-- Start --

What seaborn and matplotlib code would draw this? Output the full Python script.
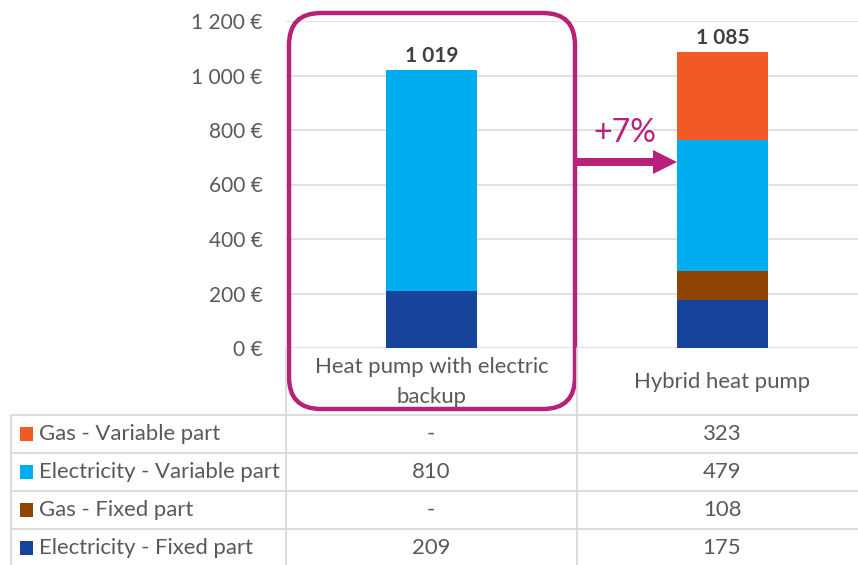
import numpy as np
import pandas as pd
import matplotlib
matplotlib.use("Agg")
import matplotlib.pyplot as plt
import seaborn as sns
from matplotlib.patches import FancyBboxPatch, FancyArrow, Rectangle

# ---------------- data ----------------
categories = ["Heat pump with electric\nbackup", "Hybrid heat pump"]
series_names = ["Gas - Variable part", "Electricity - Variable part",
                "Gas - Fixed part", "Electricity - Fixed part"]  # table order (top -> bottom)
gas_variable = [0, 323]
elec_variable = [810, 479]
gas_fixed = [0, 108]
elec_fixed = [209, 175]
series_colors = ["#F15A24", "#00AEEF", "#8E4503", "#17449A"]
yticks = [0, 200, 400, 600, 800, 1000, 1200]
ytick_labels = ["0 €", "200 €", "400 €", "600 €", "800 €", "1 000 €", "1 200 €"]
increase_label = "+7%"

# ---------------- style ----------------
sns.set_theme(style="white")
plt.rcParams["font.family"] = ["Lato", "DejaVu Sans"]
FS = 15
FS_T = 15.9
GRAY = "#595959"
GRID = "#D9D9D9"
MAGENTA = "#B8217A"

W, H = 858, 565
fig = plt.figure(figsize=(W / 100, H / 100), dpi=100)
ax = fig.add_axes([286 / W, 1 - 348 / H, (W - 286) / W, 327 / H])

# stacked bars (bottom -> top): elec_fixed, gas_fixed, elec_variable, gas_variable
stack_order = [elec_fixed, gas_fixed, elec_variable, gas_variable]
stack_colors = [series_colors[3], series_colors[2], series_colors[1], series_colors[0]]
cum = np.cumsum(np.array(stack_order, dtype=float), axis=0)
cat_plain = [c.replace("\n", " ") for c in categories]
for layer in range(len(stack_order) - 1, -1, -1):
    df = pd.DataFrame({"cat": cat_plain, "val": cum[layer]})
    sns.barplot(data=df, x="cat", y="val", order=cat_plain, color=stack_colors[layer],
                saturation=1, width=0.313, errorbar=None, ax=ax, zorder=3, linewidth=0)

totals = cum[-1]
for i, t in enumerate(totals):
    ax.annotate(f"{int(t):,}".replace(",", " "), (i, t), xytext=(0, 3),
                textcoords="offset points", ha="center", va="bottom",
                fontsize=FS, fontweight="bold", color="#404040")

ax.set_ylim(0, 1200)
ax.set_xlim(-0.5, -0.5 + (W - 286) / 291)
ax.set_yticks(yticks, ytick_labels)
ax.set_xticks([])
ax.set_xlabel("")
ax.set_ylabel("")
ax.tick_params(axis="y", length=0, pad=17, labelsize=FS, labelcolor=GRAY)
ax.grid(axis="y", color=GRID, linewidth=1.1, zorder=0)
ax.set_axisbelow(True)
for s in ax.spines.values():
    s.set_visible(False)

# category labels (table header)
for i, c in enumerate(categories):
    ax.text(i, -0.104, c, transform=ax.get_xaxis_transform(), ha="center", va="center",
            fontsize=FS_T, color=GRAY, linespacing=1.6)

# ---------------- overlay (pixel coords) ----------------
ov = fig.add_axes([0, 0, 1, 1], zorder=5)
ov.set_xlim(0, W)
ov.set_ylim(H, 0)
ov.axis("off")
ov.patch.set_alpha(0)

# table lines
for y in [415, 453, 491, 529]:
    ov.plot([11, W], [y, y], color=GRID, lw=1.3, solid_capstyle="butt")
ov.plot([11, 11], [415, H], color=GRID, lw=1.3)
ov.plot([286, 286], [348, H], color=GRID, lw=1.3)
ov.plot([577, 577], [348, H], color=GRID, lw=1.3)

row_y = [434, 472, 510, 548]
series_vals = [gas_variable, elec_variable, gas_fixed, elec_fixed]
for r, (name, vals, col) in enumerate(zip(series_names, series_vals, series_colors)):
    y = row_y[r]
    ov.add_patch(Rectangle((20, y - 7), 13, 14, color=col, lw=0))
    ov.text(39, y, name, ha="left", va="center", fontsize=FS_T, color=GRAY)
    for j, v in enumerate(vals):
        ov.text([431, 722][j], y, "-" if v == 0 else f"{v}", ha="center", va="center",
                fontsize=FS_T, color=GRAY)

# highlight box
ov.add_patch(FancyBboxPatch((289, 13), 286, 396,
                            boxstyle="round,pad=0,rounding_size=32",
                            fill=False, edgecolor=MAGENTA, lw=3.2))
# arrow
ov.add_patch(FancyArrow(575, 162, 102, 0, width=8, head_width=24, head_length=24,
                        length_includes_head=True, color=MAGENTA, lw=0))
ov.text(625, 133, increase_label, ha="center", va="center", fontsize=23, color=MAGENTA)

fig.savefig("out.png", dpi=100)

-- End --

**WHAT YOU WILL DO**
Set down again, exactly, the lines of the material above from its first line to the one with "from matplotlib.patches import", inclusive. Leave the pictures out.

**ANSWER BELOW**
What seaborn and matplotlib code would draw this? Output the full Python script.
import numpy as np
import pandas as pd
import matplotlib
matplotlib.use("Agg")
import matplotlib.pyplot as plt
import seaborn as sns
from matplotlib.patches import FancyBboxPatch, FancyArrow, Rectangle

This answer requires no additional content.